Disturbing reports of gay concentration camps in Chechnya have sparked international outrage this week. Chechnya has a history of homophobia, and it's only worsened since Ramzan Kadyrov assumed power in 2007. Kadyrov's leadership can be described as authoritarian, and he's supported by Russian President Vladimir Putin.
Accounts of gay men being rounded up and imprisoned in Chechnya started circulating on April 10, and a Russian newspaper first published the disturbing story on April 1. Novaya Gazeta reported that more than 100 gay men had been rounded up and imprisoned in Chechnya. The sweep allegedly came after a gay rights group based in Moscow tried to secure demonstration permits in Chechen cities.
Russian human rights activist Ekaterina L. Sokiryanskaya confirmed to The New York Times that she had also heard the same reports.
"I got numerous, numerous signals," said Sokiryanskaya, who heads the International Crisis Group in Russia. "It came from too many sources not to be true."

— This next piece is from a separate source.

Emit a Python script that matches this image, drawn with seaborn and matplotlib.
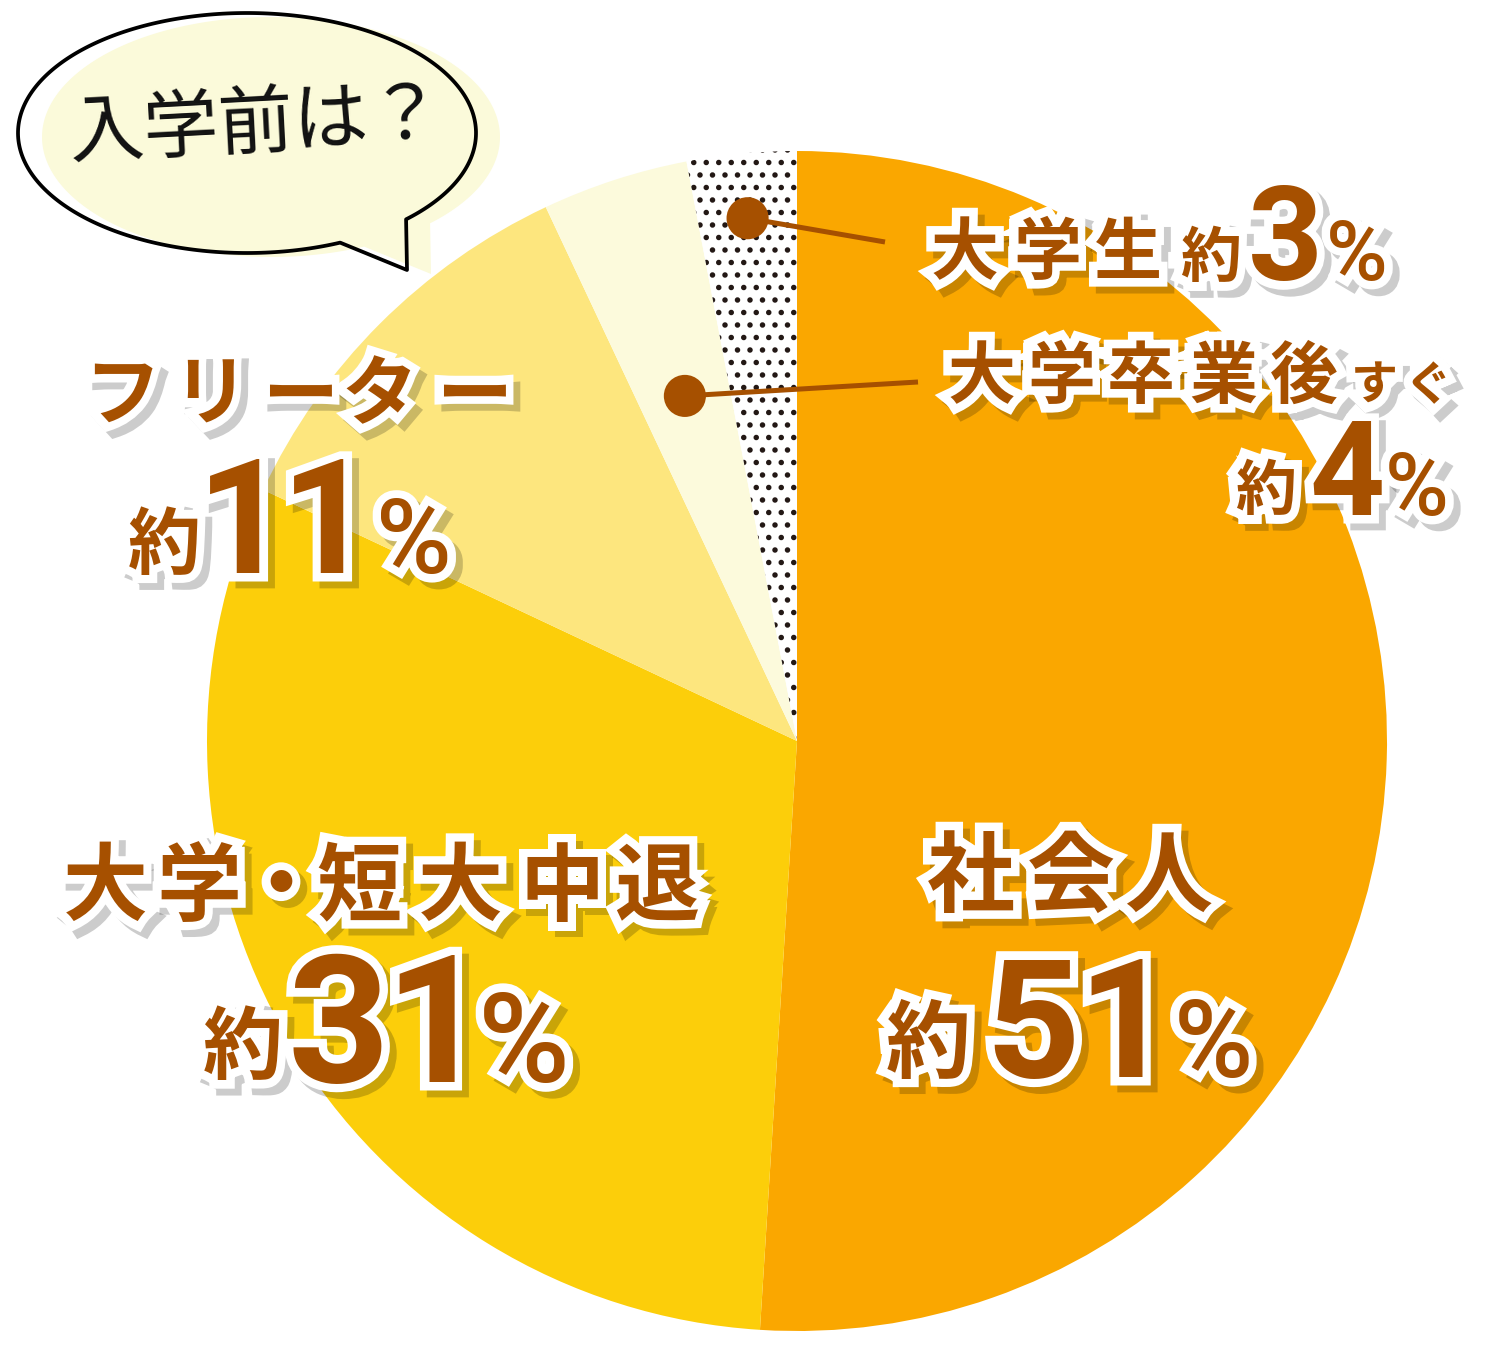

Chechnya is already a country where homosexuality is taboo, which is another reason it's so troubling men that were reportedly rounded up; many of them were not openly gay. According to Novaya Gazeta, armed agents executed three of the men they detained in the sweep as an honor killing.
Kadyrov isn't known as a leader with empathy. He's previously been accused of having critics assassinated, like Anna Politkovskaya, a Russian journalist, who criticized his force in a Chechen civil war. She was killed in 2006, two days after appearing on a radio show disavowing him.
The denial of the account from Kadyrov spokesman Alvi Karimov was particularly troublesome; he posited that homosexuality does not exist in Chechnya, therefore the claims were erroneous. "You cannot arrest or repress people who just don't exist in the republic," Karimov told Interfax.